▸ **Requirement**: Output the full listing below exactly, without the pictures.

▸ **Dataset section**:
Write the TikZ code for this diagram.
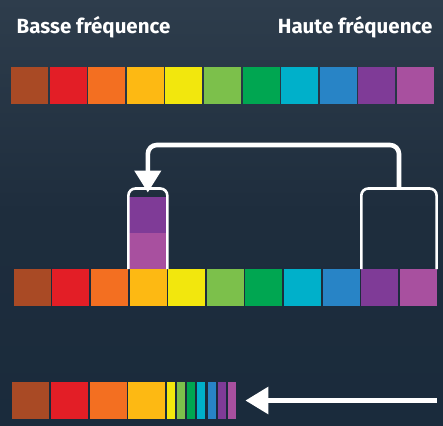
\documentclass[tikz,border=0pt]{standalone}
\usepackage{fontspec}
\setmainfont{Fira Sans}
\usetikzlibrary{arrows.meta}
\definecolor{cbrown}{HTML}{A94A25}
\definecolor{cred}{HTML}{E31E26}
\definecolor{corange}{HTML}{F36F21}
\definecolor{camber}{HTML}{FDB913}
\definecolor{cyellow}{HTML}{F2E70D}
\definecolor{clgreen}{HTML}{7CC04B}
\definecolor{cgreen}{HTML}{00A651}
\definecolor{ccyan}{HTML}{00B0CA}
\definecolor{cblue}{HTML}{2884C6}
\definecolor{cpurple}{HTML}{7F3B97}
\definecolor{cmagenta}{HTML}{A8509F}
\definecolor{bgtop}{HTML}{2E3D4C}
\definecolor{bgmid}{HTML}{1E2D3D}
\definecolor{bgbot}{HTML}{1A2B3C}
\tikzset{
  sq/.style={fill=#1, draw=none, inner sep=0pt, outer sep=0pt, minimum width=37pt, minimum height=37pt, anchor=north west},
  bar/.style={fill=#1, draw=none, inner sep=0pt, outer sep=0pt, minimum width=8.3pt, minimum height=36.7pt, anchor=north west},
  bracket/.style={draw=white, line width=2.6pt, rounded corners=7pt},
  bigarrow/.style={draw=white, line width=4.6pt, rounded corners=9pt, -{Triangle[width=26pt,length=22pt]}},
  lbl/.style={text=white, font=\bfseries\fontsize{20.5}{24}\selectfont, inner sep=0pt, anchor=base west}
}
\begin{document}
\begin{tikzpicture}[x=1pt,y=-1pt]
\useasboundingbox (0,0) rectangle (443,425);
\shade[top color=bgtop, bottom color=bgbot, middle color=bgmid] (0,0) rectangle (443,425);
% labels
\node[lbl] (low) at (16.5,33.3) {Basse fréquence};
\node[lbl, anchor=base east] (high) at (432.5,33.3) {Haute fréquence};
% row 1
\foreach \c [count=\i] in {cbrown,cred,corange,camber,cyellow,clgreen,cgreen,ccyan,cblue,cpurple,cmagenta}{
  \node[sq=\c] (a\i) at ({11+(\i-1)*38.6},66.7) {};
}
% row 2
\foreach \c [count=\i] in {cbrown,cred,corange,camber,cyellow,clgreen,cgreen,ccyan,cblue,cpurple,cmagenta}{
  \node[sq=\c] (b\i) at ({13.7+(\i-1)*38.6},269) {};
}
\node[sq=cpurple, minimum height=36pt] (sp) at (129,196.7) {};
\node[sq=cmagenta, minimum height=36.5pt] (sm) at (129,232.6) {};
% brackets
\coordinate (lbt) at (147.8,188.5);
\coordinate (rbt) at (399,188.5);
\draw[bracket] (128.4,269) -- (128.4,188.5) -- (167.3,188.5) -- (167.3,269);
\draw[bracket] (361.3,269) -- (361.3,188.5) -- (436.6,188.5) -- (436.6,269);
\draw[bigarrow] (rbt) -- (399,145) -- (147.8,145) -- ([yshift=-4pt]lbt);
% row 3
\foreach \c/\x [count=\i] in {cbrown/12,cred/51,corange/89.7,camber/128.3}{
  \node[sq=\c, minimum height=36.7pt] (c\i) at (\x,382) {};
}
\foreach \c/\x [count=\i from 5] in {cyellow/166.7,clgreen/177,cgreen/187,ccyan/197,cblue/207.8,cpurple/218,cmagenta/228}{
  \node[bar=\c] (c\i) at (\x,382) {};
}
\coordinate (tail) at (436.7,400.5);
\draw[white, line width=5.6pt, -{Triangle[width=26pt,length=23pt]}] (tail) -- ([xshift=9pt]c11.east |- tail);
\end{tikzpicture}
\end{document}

▸ **Solution to this problem**:
Write the TikZ code for this diagram.
\documentclass[tikz,border=0pt]{standalone}
\usepackage{fontspec}
\setmainfont{Fira Sans}
\usetikzlibrary{arrows.meta}
\definecolor{cbrown}{HTML}{A94A25}
\definecolor{cred}{HTML}{E31E26}
\definecolor{corange}{HTML}{F36F21}
\definecolor{camber}{HTML}{FDB913}
\definecolor{cyellow}{HTML}{F2E70D}
\definecolor{clgreen}{HTML}{7CC04B}
\definecolor{cgreen}{HTML}{00A651}
\definecolor{ccyan}{HTML}{00B0CA}
\definecolor{cblue}{HTML}{2884C6}
\definecolor{cpurple}{HTML}{7F3B97}
\definecolor{cmagenta}{HTML}{A8509F}
\definecolor{bgtop}{HTML}{2E3D4C}
\definecolor{bgmid}{HTML}{1E2D3D}
\definecolor{bgbot}{HTML}{1A2B3C}
\tikzset{
  sq/.style={fill=#1, draw=none, inner sep=0pt, outer sep=0pt, minimum width=37pt, minimum height=37pt, anchor=north west},
  bar/.style={fill=#1, draw=none, inner sep=0pt, outer sep=0pt, minimum width=8.3pt, minimum height=36.7pt, anchor=north west},
  bracket/.style={draw=white, line width=2.6pt, rounded corners=7pt},
  bigarrow/.style={draw=white, line width=4.6pt, rounded corners=9pt, -{Triangle[width=26pt,length=22pt]}},
  lbl/.style={text=white, font=\bfseries\fontsize{20.5}{24}\selectfont, inner sep=0pt, anchor=base west}
}
\begin{document}
\begin{tikzpicture}[x=1pt,y=-1pt]
\useasboundingbox (0,0) rectangle (443,425);
\shade[top color=bgtop, bottom color=bgbot, middle color=bgmid] (0,0) rectangle (443,425);
% labels
\node[lbl] (low) at (16.5,33.3) {Basse fréquence};
\node[lbl, anchor=base east] (high) at (432.5,33.3) {Haute fréquence};
% row 1
\foreach \c [count=\i] in {cbrown,cred,corange,camber,cyellow,clgreen,cgreen,ccyan,cblue,cpurple,cmagenta}{
  \node[sq=\c] (a\i) at ({11+(\i-1)*38.6},66.7) {};
}
% row 2
\foreach \c [count=\i] in {cbrown,cred,corange,camber,cyellow,clgreen,cgreen,ccyan,cblue,cpurple,cmagenta}{
  \node[sq=\c] (b\i) at ({13.7+(\i-1)*38.6},269) {};
}
\node[sq=cpurple, minimum height=36pt] (sp) at (129,196.7) {};
\node[sq=cmagenta, minimum height=36.5pt] (sm) at (129,232.6) {};
% brackets
\coordinate (lbt) at (147.8,188.5);
\coordinate (rbt) at (399,188.5);
\draw[bracket] (128.4,269) -- (128.4,188.5) -- (167.3,188.5) -- (167.3,269);
\draw[bracket] (361.3,269) -- (361.3,188.5) -- (436.6,188.5) -- (436.6,269);
\draw[bigarrow] (rbt) -- (399,145) -- (147.8,145) -- ([yshift=-4pt]lbt);
% row 3
\foreach \c/\x [count=\i] in {cbrown/12,cred/51,corange/89.7,camber/128.3}{
  \node[sq=\c, minimum height=36.7pt] (c\i) at (\x,382) {};
}
\foreach \c/\x [count=\i from 5] in {cyellow/166.7,clgreen/177,cgreen/187,ccyan/197,cblue/207.8,cpurple/218,cmagenta/228}{
  \node[bar=\c] (c\i) at (\x,382) {};
}
\coordinate (tail) at (436.7,400.5);
\draw[white, line width=5.6pt, -{Triangle[width=26pt,length=23pt]}] (tail) -- ([xshift=9pt]c11.east |- tail);
\end{tikzpicture}
\end{document}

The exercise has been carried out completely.